Three editors at No-Till Farmer hit the road last week to make eight farm visits in Pennsylvania and Maryland over the course of just 3 days. We were reminded again why no-tillers are some of the most innovative and persistent growers you’ll ever find.
In spite of very steep slopes and hills, highly variable soils with limestone, rocks, clay and other issues — and the constant oversight of the EPA due to concerns with nutrient loading in the Chesapeake Bay — no-tillers in this ecologically sensitive region are racking up successes.
Longtime no-tiller David Wolfskill took time out of his busy day to share with staff writer Laura Allen, web editor Cole Vandermause and myself about how one of his fields reached 307.37 bushels an acre last year, good for 2nd place in the 2013 National Corn Growers Association’s yield contest for Class A, non-irrigated no-till operations. Wolfskill won Pennsylvania’s contest with 318.81 bushels.

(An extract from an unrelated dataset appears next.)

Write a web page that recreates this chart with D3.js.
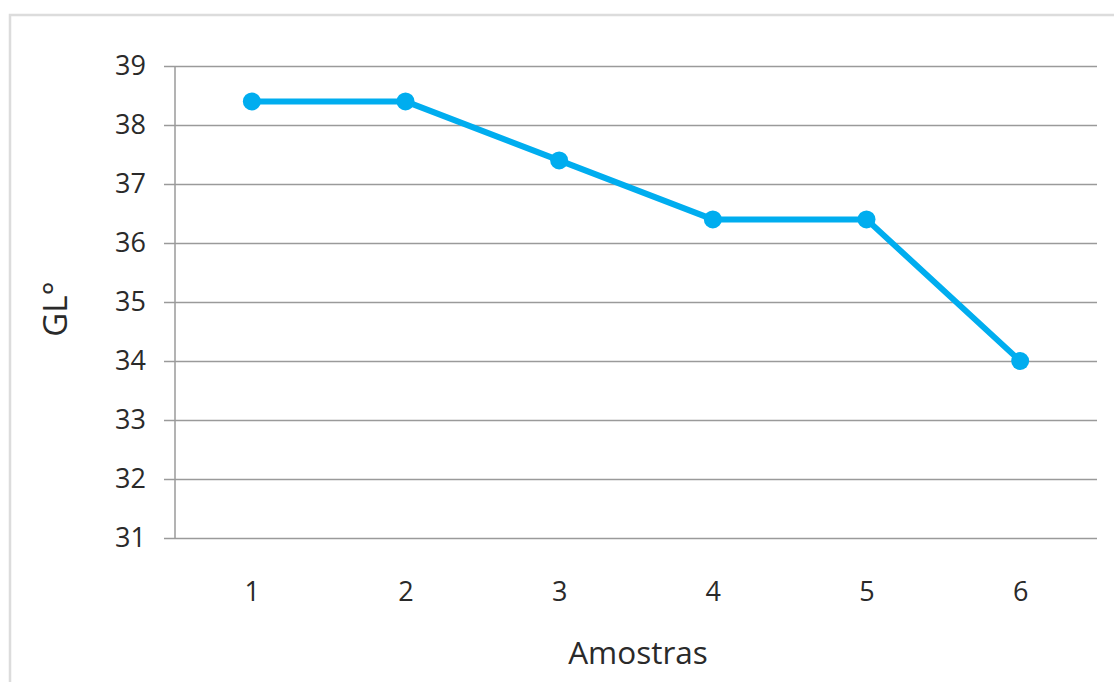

We’ll share more soon on how Wolfskill got to 300-bushel corn in Berks County, Pa., but he credits no-till soil health, dairy manure, in-furrow insecticide treatments and impregnating seed corn with Stoller USA’s Bio-Forge — a patented formulation diformyl urea — as pieces of the puzzle.
Wolfskill, who’s raising 1,800 acres of corn, soybeans, barley and alfalfa this year, has no-tilled since the late 1980s. Soil-organic matter levels have climbed from around 3% three decades ago to 5% to 6%, and the cation-exchange capacities in some fields have reached 18.5.
Wolfskill says the biggest challenge he had early on was getting rid of the mindset that farm ground must be tilled. While he’s learned that lesson, many other farmers haven’t been converted, yet.
“I tell people all the time that if no-till doesn’t work right, the planter didn’t fail — you failed. The planter is only going to do what you tell it to do,” Wolfskill says. “The biggest challenge is teaching yourself to do it right.
“I go to meetings and give talks, and if someone comes up to me and says ‘No-till won’t work on my farm,’ I’ll look at them and say ‘Why not?’ It just spins them around and they’ll say, ‘Well, it just won’t work,” and sometimes they start stuttering. I had one guy say that to me three times, and after I kept asking, ‘Why?,’ he finally got frustrated and walked away. It’s a mindset.”